Ce bien qui fait mal à l'âme. La littérature comme expérience morale

Une recension de Catherine Portevin, publié le

« Comme une clarté trop vive », qui écrase les nuances et sidère le jugement, le bien ne fait pas, dit-on, de bonne littérature. S’il s’agit de peindre la condition humaine, le mal offre des ressources infiniment plus riches. Que faire alors du prince Mychkine, l’idiot christique de Fedor Dostoïevski, de Jean Valjean, le héros déchiré des Misérables de Victor Hugo, de Billy Budd, le trop beau matelot de Herman Melville, de « la bonté aveugle, insensée, nuisible » de la vieille femme dans Vie et Destin de Vassili Grossman ? Convaincu, comme Hannah Arendt, que « seul le bien est radical », Michel Terestchenko a osé se laisser saisir par l’évidence : « nul besoin de définir le bien pour le reconnaître quand il se manifeste », et pour cela, la littérature est plus profonde que la philosophie.
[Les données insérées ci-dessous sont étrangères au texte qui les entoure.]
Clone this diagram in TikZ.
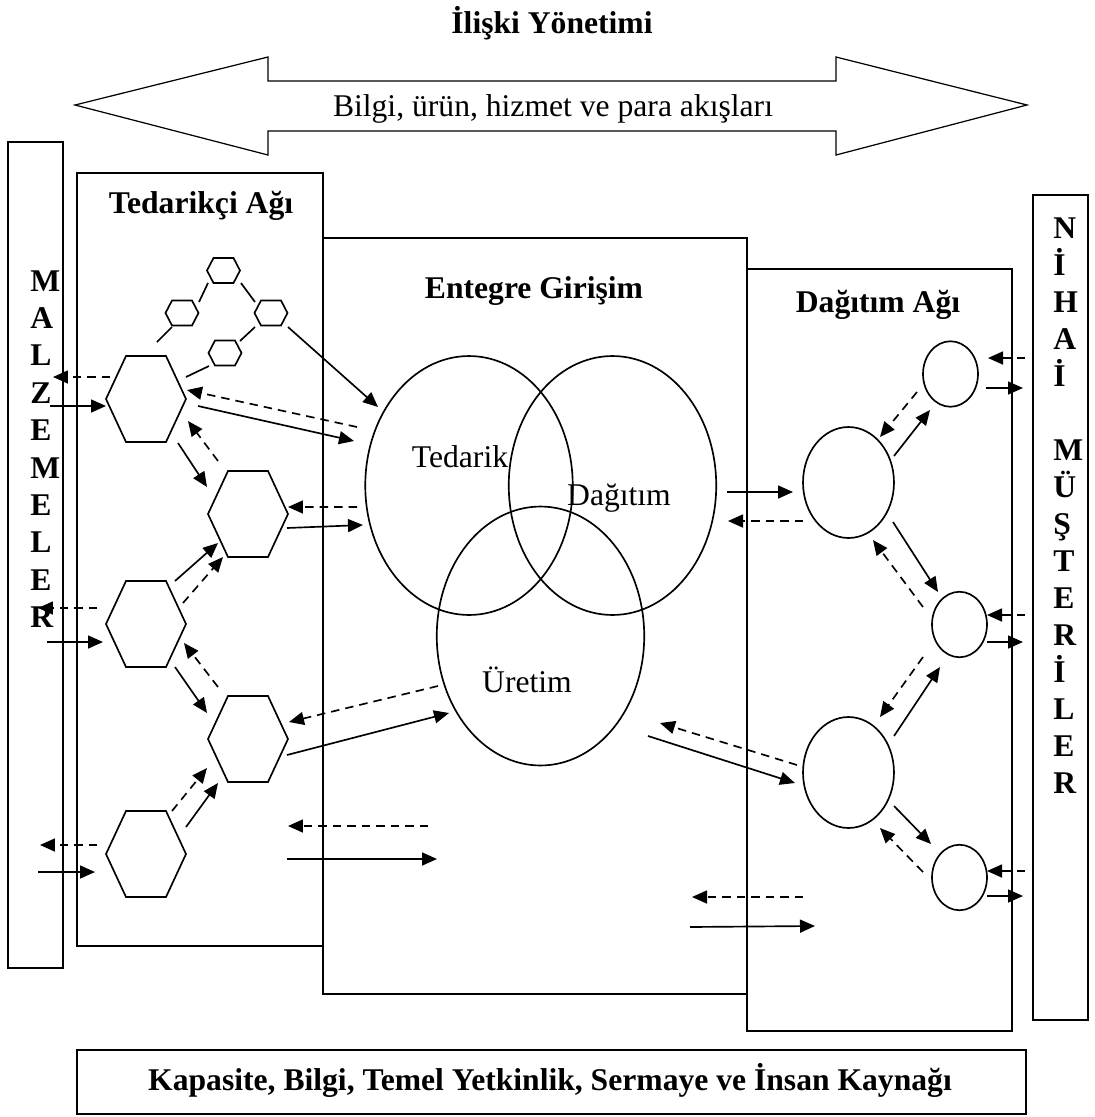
\documentclass[tikz,border=0pt]{standalone}
\usepackage{fontspec}
\setmainfont{Liberation Serif}
\usepackage{tikz}
\usetikzlibrary{arrows.meta,calc,shapes.geometric}

\newcommand{\bigfont}{\fontsize{18}{21}\selectfont}
% hexagon: centre, half width, half top edge, half height
\newcommand{\hexa}[4]{%
  \draw[link,shift={(#1)}] (-#2,0) -- (-#3,-#4) -- (#3,-#4) -- (#2,0) -- (#3,#4) -- (-#3,#4) -- cycle;}

\begin{document}
\begin{tikzpicture}[x=0.02cm,y=-0.02cm,
  box/.style={line width=1.2pt},
  link/.style={line width=0.95pt},
  flow/.style={-{Triangle[length=0.3cm,width=0.26cm]},line width=0.95pt},
  back/.style={flow,dash pattern=on 0.17cm off 0.12cm},
  venn/.style={ellipse,draw,line width=0.95pt,inner sep=0pt,minimum width=4.15cm,minimum height=5.18cm},
  sdot/.style={ellipse,draw,line width=0.95pt,inner sep=0pt,minimum width=1.1cm,minimum height=1.31cm},
  bdot/.style={sdot,minimum width=1.82cm,minimum height=2.22cm},
  hdr/.style={font=\bigfont\bfseries,inner sep=0pt,anchor=base},
  lbl/.style={font=\bigfont,inner sep=0pt,anchor=base},
  vlet/.style={font=\bigfont\bfseries,inner sep=0pt,anchor=base west}]

	\useasboundingbox (0,0) rectangle (1095,1117);

	% top: relation management and flows
	\node[hdr] (rel) at (552,33) {İlişki Yönetimi};
	\draw[line width=0.7pt] (75,105) -- (268,57) -- (268,81) -- (836,81) -- (836,57) -- (1027,105)
		-- (836,155) -- (836,131) -- (268,131) -- (268,155) -- cycle;
	\node[lbl] (flows) at (553,116) {Bilgi, ürün, hizmet ve para akışları};

	% frames
	\draw[box] (8,142) rectangle (63,968);
	\draw[box] (77,173) rectangle (323,946);
	\draw[box] (323,238) rectangle (747,994);
	\draw[box] (747,269) rectangle (1012,1031);
	\draw[box] (1033,195) rectangle (1088,1020);
	\draw[box] (77,1050) rectangle (1026,1114);

	\node[hdr] (tedag) at (201,213) {Tedarikçi Ağı};
	\node[hdr] (ent) at (534,298) {Entegre Girişim};
	\node[hdr] (dagag) at (878,312) {Dağıtım Ağı};
	\node[hdr] (kap) at (550,1090) {Kapasite, Bilgi, Temel Yetkinlik, Sermaye ve İnsan Kaynağı};

	\foreach \ch [count=\i from 0] in {M,A,L,Z,E,M,E,L,E,R}
		\node[vlet] (mz\i) at (30,{291+37.4*\i}) {\ch};
	\foreach \i/\ch in {0/N,1/İ,2/H,3/A,4/İ,6/M,7/Ü,8/Ş,9/T,10/E,11/R,12/İ,13/L,14/E,15/R}
		\node[vlet] (nm\i) at (1053,{238+37*\i}) {\ch};

	% supplier network
	\coordinate (h1) at (146,399);
	\coordinate (h2) at (248,514);
	\coordinate (h3) at (146,624);
	\coordinate (h4) at (248,739);
	\coordinate (h5) at (146,854);
	\foreach \n in {h1,h2,h3,h4,h5}
		{\hexa{\n}{40}{20}{43}}
	\coordinate (s1) at (223.5,270.5);
	\coordinate (s2) at (182,313);
	\coordinate (s3) at (271,313);
	\coordinate (s4) at (225,353);
	\foreach \n in {s1,s2,s3,s4}
		{\hexa{\n}{16.5}{10}{12.5}}

	\draw[link] ($(s1)+(-15.5,12.5)$) -- ($(s2)+(17,-11)$);
	\draw[link] ($(s1)+(17.5,12.5)$) -- ($(s3)+(-16,-11)$);
	\draw[link] ($(s2)+(-10,14)$) -- ($(s2)+(-25,29)$);
	\draw[link] ($(s3)+(-16,14)$) -- ($(s4)+(15,-12)$);
	\draw[link] ($(s4)+(-16,13)$) -- ($(h1)+(40,-22)$);

	% integrated enterprise
	\node[venn] (ted) at (469,485.5) {};
	\node[venn] (dag) at (612.5,485.5) {};
	\node[venn] (ure) at (540.5,636) {};
	\node[lbl] (tedl) at (460,467) {Tedarik};
	\node[lbl] (dagl) at (619,505) {Dağıtım};
	\node[lbl] (urel) at (527,692) {Üretim};

	% distribution network
	\node[sdot] (c1) at (950.5,374) {};
	\node[bdot] (c2) at (848.5,482.5) {};
	\node[sdot] (c3) at (959.5,624.5) {};
	\node[bdot] (c4) at (848.5,772.5) {};
	\node[sdot] (c5) at (959.5,877.5) {};

	% materials <-> suppliers
	\draw[back] ($(h1)+(-36,-22)$) -- ($(h1)+(-93,-22)$);
	\draw[flow] ($(h1)+(-96,7)$) -- ($(h1)+(-40,7)$);
	\draw[back] ($(h3)+(-49,-16)$) -- ($(h3)+(-108,-16)$);
	\draw[flow] ($(h3)+(-99,18)$) -- ($(h3)+(-43,18)$);
	\draw[back] ($(h5)+(-49,-9)$) -- ($(h5)+(-106,-9)$);
	\draw[flow] ($(h5)+(-108,18)$) -- ($(h5)+(-51,18)$);

	% inside the supplier network
	\draw[flow] ($(h1)+(32,44)$) -- ($(h2)+(-41,-27)$);
	\draw[back] ($(h2)+(-30,-53)$) -- ($(h1)+(42,22)$);
	\draw[flow] ($(h3)+(29,-43)$) -- ($(h2)+(-30,29)$);
	\draw[back] ($(h3)+(37,-21)$) -- ($(h2)+(-25,43)$);
	\draw[flow] ($(h3)+(29,43)$) -- ($(h4)+(-41,-26)$);
	\draw[back] ($(h4)+(-30,-52)$) -- ($(h3)+(38,19)$);
	\draw[back] ($(h5)+(26,-43)$) -- ($(h4)+(-41,29)$);
	\draw[flow] ($(h5)+(40,-27)$) -- ($(h4)+(-30,44)$);

	% suppliers <-> enterprise
	\draw[flow] ($(s3)+(17,14)$) -- ($(ted)+(-91,-78.5)$);
	\draw[back] ($(ted)+(-112,-58.5)$) -- ($(h1)+(41,-9)$);
	\draw[flow] ($(h1)+(52,7)$) -- ($(ted)+(-115,-44.5)$);
	\draw[back] ($(ted)+(-112,21.5)$) -- ($(h2)+(40,-7)$);
	\draw[flow] ($(h2)+(39,14)$) -- ($(ted)+(-106,39.5)$);
	\draw[back] ($(ure)+(-102.5,50)$) -- ($(h4)+(41,-17)$);
	\draw[flow] ($(h4)+(39,16)$) -- ($(ure)+(-91.5,77)$);

	% enterprise <-> distributors
	\draw[flow] ($(dag)+(114.5,6.5)$) -- ($(c2)+(-55.5,9.5)$);
	\draw[back] ($(c2)+(-45.5,38.5)$) -- ($(dag)+(115.5,35.5)$);
	\draw[flow] ($(ure)+(107.5,100)$) -- ($(c4)+(-53.5,10.5)$);
	\draw[back] ($(c4)+(-51.5,-7.5)$) -- ($(ure)+(119.5,87)$);

	% inside the distribution network
	\draw[back] ($(c1)+(-33.5,18)$) -- ($(c2)+(31.5,-45.5)$);
	\draw[flow] ($(c2)+(45.5,-26.5)$) -- ($(c1)+(-20.5,36)$);
	\draw[flow] ($(c2)+(44.5,39.5)$) -- ($(c3)+(-21.5,-32.5)$);
	\draw[back] ($(c3)+(-36.5,-17.5)$) -- ($(c2)+(24.5,57.5)$);
	\draw[back] ($(c3)+(-36.5,32.5)$) -- ($(c4)+(31.5,-55.5)$);
	\draw[flow] ($(c4)+(45.5,-36.5)$) -- ($(c3)+(-19.5,42.5)$);
	\draw[flow] ($(c4)+(45.5,33.5)$) -- ($(c5)+(-28.5,-33.5)$);
	\draw[back] ($(c5)+(-36.5,-5.5)$) -- ($(c4)+(31.5,55.5)$);

	% distributors <-> end customers
	\draw[back] ($(c1)+(74.5,-16)$) -- ($(c1)+(37.5,-16)$);
	\draw[flow] ($(c1)+(35.5,14)$) -- ($(c1)+(72.5,14)$);
	\draw[back] ($(c3)+(65.5,-9.5)$) -- ($(c3)+(27.5,-9.5)$);
	\draw[flow] ($(c3)+(27.5,17.5)$) -- ($(c3)+(63.5,17.5)$);
	\draw[back] ($(c5)+(65.5,-6.5)$) -- ($(c5)+(27.5,-6.5)$);
	\draw[flow] ($(c5)+(27.5,18.5)$) -- ($(c5)+(63.5,18.5)$);

	% loose flow pairs
	\coordinate (la) at (428,826);
	\coordinate (lb) at (288,826);
	\coordinate (lc) at (287,859);
	\coordinate (ld) at (437,859);
	\coordinate (ra) at (803,897);
	\coordinate (rb) at (692,897);
	\coordinate (rc) at (690,927);
	\coordinate (rd) at (815,926);
	\draw[back] (la) -- (lb);
	\draw[flow] (lc) -- (ld);
	\draw[back] (ra) -- (rb);
	\draw[flow] (rc) -- (rd);

\end{tikzpicture}
\end{document}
Avançant au gré de ses lectures, comme autant de rencontres sensibles, il déroule une belle et simple pensée éthique, qui fait dialoguer Charles Dickens et John Stuart Mill, Fedor Dostoïevski et Jean-Jacques Rousseau, et, plus inédit, Herman Melville et Nicolas Machiavel. Sans rien ignorer des froideurs de la pitié émotionnelle (avec La Pitié dangereuse, de Stefan Zweig), ni des massacres perpétrés au nom du Bien (avec Vassili Grossman), il navigue entre le sublime et l’ordinaire de la bonté humaine. S’il existe une « littérature du bien », suggère-t-il, elle nous soigne et nous requiert, de même que la générosité de l’évêque Bienvenu oblige Jean Valjean et « lui fait mal à l’âme comme une clarté trop vive ».